Starting at the first line of the listing below, repeat each line up to and including the one containing "t = np.linspace(0, 1 - 1e-9, n)". Leave out pictures.

[Stored items]
-- start --

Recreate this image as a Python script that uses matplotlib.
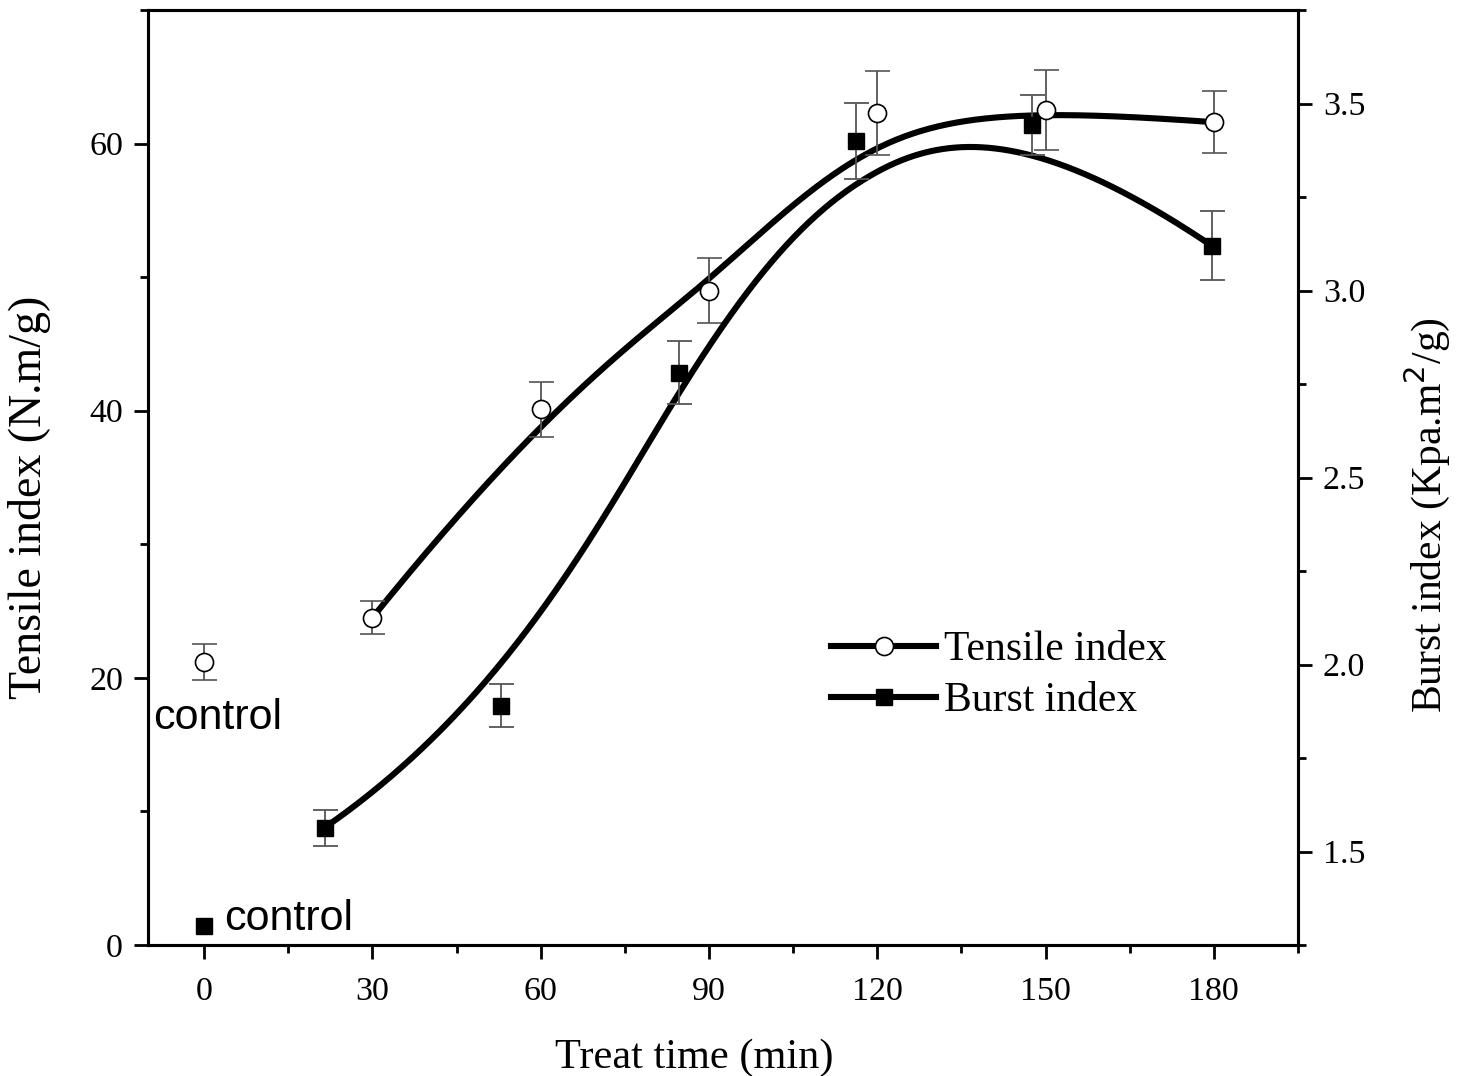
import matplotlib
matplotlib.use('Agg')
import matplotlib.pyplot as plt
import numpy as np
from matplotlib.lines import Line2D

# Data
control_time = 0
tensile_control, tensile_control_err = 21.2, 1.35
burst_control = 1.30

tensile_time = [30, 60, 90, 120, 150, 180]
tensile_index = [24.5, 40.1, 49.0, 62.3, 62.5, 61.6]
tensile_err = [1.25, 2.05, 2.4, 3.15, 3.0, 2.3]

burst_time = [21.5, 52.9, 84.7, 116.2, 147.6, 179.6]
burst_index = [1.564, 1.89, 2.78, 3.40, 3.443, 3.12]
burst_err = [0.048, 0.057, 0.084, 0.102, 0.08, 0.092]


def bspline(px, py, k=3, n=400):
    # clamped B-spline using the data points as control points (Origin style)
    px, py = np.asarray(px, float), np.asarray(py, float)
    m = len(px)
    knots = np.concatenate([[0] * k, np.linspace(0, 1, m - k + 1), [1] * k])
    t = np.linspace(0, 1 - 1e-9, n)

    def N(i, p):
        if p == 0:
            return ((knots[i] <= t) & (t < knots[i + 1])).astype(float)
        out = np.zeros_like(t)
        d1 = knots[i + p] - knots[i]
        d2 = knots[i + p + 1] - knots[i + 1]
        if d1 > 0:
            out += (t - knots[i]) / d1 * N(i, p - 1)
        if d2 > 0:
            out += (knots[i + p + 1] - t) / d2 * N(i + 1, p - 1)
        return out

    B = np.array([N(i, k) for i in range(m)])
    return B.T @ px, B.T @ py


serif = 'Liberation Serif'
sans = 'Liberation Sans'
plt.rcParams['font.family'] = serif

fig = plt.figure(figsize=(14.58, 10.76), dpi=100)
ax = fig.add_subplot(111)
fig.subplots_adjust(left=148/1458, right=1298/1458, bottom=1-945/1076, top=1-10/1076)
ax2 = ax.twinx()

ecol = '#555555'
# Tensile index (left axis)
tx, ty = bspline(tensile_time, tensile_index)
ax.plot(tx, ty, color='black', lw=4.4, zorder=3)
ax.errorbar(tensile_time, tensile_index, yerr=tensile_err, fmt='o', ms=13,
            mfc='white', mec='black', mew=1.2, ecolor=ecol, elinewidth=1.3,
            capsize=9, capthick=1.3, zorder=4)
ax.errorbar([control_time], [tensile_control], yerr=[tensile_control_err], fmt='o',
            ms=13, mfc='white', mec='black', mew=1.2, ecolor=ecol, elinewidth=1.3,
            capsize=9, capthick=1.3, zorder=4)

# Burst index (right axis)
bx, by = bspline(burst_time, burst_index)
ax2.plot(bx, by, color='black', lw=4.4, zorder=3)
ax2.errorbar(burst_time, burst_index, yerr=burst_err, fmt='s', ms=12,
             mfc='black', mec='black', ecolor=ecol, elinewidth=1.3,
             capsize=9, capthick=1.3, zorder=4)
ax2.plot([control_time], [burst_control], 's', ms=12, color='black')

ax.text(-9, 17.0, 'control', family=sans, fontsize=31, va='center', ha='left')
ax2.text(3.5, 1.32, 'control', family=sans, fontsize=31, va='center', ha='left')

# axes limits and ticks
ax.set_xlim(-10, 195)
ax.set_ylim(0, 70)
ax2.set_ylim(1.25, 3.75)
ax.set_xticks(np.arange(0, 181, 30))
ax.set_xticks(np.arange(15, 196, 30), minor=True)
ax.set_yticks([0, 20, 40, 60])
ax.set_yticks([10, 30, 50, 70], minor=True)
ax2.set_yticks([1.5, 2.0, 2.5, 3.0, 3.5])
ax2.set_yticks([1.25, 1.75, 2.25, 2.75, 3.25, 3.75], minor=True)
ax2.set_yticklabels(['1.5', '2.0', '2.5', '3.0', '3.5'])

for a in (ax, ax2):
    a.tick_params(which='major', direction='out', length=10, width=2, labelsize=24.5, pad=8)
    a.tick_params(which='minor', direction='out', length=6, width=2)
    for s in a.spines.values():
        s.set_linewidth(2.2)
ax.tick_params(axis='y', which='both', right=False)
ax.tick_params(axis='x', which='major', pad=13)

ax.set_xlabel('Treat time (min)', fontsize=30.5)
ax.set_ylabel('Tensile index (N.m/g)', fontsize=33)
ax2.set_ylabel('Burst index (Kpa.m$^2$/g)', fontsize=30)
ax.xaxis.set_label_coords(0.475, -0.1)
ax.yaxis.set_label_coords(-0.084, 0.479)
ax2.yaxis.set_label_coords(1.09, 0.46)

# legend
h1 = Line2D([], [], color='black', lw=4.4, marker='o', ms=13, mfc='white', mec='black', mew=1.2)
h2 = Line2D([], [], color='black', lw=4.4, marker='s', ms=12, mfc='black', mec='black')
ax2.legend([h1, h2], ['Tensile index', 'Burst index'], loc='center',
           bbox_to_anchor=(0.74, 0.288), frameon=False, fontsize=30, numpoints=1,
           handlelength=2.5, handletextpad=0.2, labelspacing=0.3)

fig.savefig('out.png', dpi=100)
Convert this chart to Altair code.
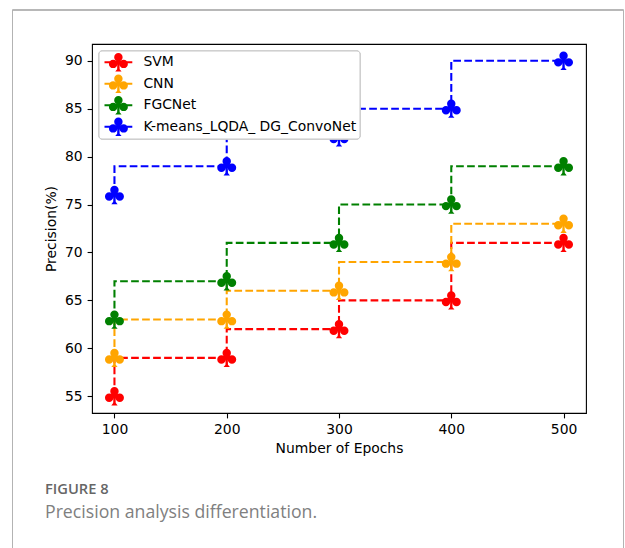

-- end --

**Task response:**
Recreate this image as a Python script that uses matplotlib.
import matplotlib
matplotlib.use('Agg')
import matplotlib.pyplot as plt
import numpy as np
from matplotlib.lines import Line2D

# Data
control_time = 0
tensile_control, tensile_control_err = 21.2, 1.35
burst_control = 1.30

tensile_time = [30, 60, 90, 120, 150, 180]
tensile_index = [24.5, 40.1, 49.0, 62.3, 62.5, 61.6]
tensile_err = [1.25, 2.05, 2.4, 3.15, 3.0, 2.3]

burst_time = [21.5, 52.9, 84.7, 116.2, 147.6, 179.6]
burst_index = [1.564, 1.89, 2.78, 3.40, 3.443, 3.12]
burst_err = [0.048, 0.057, 0.084, 0.102, 0.08, 0.092]


def bspline(px, py, k=3, n=400):
    # clamped B-spline using the data points as control points (Origin style)
    px, py = np.asarray(px, float), np.asarray(py, float)
    m = len(px)
    knots = np.concatenate([[0] * k, np.linspace(0, 1, m - k + 1), [1] * k])
    t = np.linspace(0, 1 - 1e-9, n)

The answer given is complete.